担当教科について

読んでてフツーに面白い

国語 / 横倉 浩一

Q1 担当教科に興味を持ったきっかけを教えてください。

「中1の夏」の一件以来「本読む人」になった私はすぐ、自分についてこんなのぼせ上がった勘違いをするようになりました。いわく、オレが文学を選んだんじゃない、文学がオレを選んだんだ、と。そして太宰風に言えば、
「選ばれてあることの恍惚と不安ふたつ我にあり」(『晩年』)
みたいな気持ちで過ごしていました。そんな「文学に選ばれた自分」がその「宿命」に応じて生きていく道を考えた時、思いつくのは作家か(第一志望)、出版社関係か(第二志望)、最悪(?)国語の教員か(第三志望)、くらいしかありませんでした。だからいちおう国語の授業はわりと「前のめり」に受けていたと思います。

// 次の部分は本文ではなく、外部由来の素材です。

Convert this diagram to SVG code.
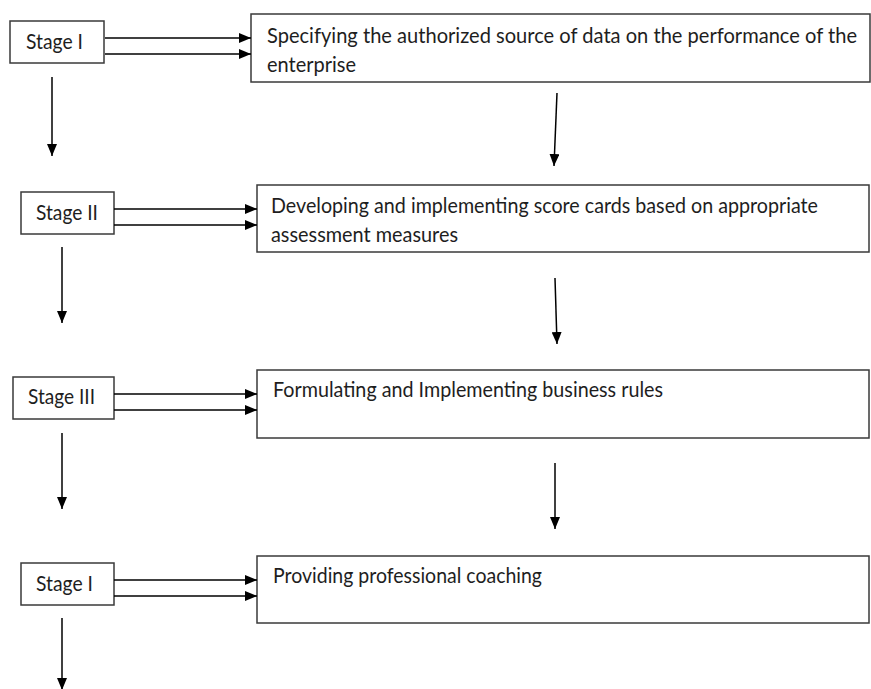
<svg xmlns="http://www.w3.org/2000/svg" width="871" height="689" viewBox="0 0 871 689">
<defs>
<style>
.box{fill:#fff;stroke:#3a3a3a;stroke-width:1.5}
.t{font-family:Lato,"Open Sans","Liberation Sans",sans-serif;font-size:20.5px;fill:#1e1e1e}
.c line{stroke:#000;stroke-width:1.5;marker-end:url(#ah)}
</style>
<marker id="ah" markerUnits="userSpaceOnUse" markerWidth="12" markerHeight="10" refX="12" refY="5" orient="auto">
<path d="M0,0 L12,5 L0,10 Z" fill="#000"/>
</marker>
</defs>
<rect width="871" height="689" fill="#fff"/>
<g id="stage1">
<rect class="box" x="10" y="21" width="94" height="42"/>
<text class="t" x="26" y="49" textLength="57" lengthAdjust="spacingAndGlyphs">Stage I</text>
</g>
<g id="step1">
<rect class="box" x="251" y="14" width="619" height="68"/>
<text class="t" x="267" y="43" textLength="590" lengthAdjust="spacingAndGlyphs">Specifying the authorized source of data on the performance of the</text>
<text class="t" x="267" y="72" textLength="89" lengthAdjust="spacingAndGlyphs">enterprise</text>
</g>
<g id="stage2">
<rect class="box" x="21" y="192" width="93" height="42"/>
<text class="t" x="36" y="220" textLength="62" lengthAdjust="spacingAndGlyphs">Stage II</text>
</g>
<g id="step2">
<rect class="box" x="257" y="185" width="612" height="67"/>
<text class="t" x="271" y="213" textLength="547" lengthAdjust="spacingAndGlyphs">Developing and implementing score cards based on appropriate</text>
<text class="t" x="271" y="242" textLength="187" lengthAdjust="spacingAndGlyphs">assessment measures</text>
</g>
<g id="stage3">
<rect class="box" x="13" y="377" width="101" height="42"/>
<text class="t" x="28" y="404" textLength="67" lengthAdjust="spacingAndGlyphs">Stage III</text>
</g>
<g id="step3">
<rect class="box" x="257" y="370" width="612" height="68"/>
<text class="t" x="273" y="397" textLength="390" lengthAdjust="spacingAndGlyphs">Formulating and Implementing business rules</text>
</g>
<g id="stage4">
<rect class="box" x="21" y="563" width="93" height="42"/>
<text class="t" x="36" y="591" textLength="57" lengthAdjust="spacingAndGlyphs">Stage I</text>
</g>
<g id="step4">
<rect class="box" x="257" y="556" width="612" height="67"/>
<text class="t" x="273" y="583" textLength="269" lengthAdjust="spacingAndGlyphs">Providing professional coaching</text>
</g>
<g id="connectors" class="c">
<line x1="105" y1="38" x2="251" y2="38"/>
<line x1="105" y1="54" x2="251" y2="54"/>
<line x1="114" y1="209" x2="257" y2="209"/>
<line x1="114" y1="225" x2="257" y2="225"/>
<line x1="114" y1="394" x2="257" y2="394"/>
<line x1="114" y1="410" x2="257" y2="410"/>
<line x1="114" y1="580" x2="257" y2="580"/>
<line x1="114" y1="596" x2="257" y2="596"/>
<line x1="52" y1="77" x2="52" y2="156"/>
<line x1="62" y1="247" x2="62" y2="323"/>
<line x1="62" y1="433" x2="62" y2="509"/>
<line x1="62" y1="618" x2="62" y2="690"/>
<line x1="557" y1="93" x2="554" y2="166"/>
<line x1="555" y1="278" x2="557" y2="344"/>
<line x1="555" y1="463" x2="555" y2="529"/>
</g>
</svg>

「前のめり」に受けることで魅力もいろいろ見えてきます。例えば高一の『羅生門』で「下人の中に悪を憎む心が急に燃え上がったのはなぜか」みたいな問いが課された時のこと。その時はなかば苦し紛れに八つか九つくらいの答えを狭いスペースぎゅうぎゅうに詰め込んで書いて提出したのですが、意外にもそれが「全部正解!」とされてプリントで配布されるということがありました。そんな時ふと感じたのは、
「国語って、別解ありなんだな。別解があってよい科目なんだな」
ということでした。
「教師が隠し持ってる一つの正解をみんなで当てっこするのが勉強」という固定化されたイメージを持っていた当時の自分にとって、必ずしも決められた「一つの正解」に縛られなくてもよいと思わせてくれる国語は、ひどく自由でフェアで、風通しの良い教科のように思えたのを覚えています。

 

Q2 担当教科の魅力について教えて下さい。

 古典の授業でよく扱われる『荘子』という本の中に、こんな話があります。

 ある男が栗林で枝に止まったカササギを射落とそうと小弓を構えている。気づくとその先方では蝉がこの世の生を謳歌して鳴き騒いでいる。しかし、背後ではその蝉を狙うカマキリが斧を振り上げており、さらにすぐ後方では例のカササギがカマキリを静かに狙っている。むろん自分が小弓で狙われているとも知らずに。男は思う。あぁ万物は目の前の利得にとらわれて自ら危険を招き寄せるものである、と。しかしそんな感慨にふけっていたのも束の間、男は林の番人に栗泥棒と間違われて怒鳴りつけられるはめになる。

 こういう話に私は魅力を感じます。自分の方が有利だ、自分こそが捕食者だと思うことで脇が甘くなり、かえって我が身を危険にさらす場合がある。この前半の主題はもちろんそれとして時代を超えた深い真理を有しています。でも面白いのは後半です。あたかも、我こそは万物の有り様を見きったり、と分かったような気になっていた語り手が、実は自分も知の快楽におぼれて己れを見失っていたことに気づかされる。己れの「発見」に酔っていた教養人が、教養とはいっさい無縁な生活者=番人から厳しい叱責を受ける。オチとしてもよくできていますが、ここからは「知の相対性」といった主題も見えてくるかもしれません。

 古典は古いか?イエス。でも重要なのは、圧倒的に多くのものが「時を経て古びるがゆえに消え去っていった」のに対し、古典と呼ばれる作品は時を経てもなお古びることなく(『荘子』なんて二千年以上も前のものですよ)、後続するそれぞれの時代の「現代人」たちにずっと「フツーにコレ面白いんじゃね?」と思われ続けてきた、という事実です。その事実を踏まえれば、古典が面白くないはずはないと思います。読んでてフツーに面白い。単純にそれが古典の最大の魅力だと思います。
 一方でまた、古典に親しむ中で新たに面白い作品に出会えたら、私はそれを授業でやってみたくなります。そんな思いにかられるのは、少年の頃からしみついた、面白いものに触れたら自分で「やってみる」ことまでしたくなる、という気質が自分の中にまだ生きているからかもしれません。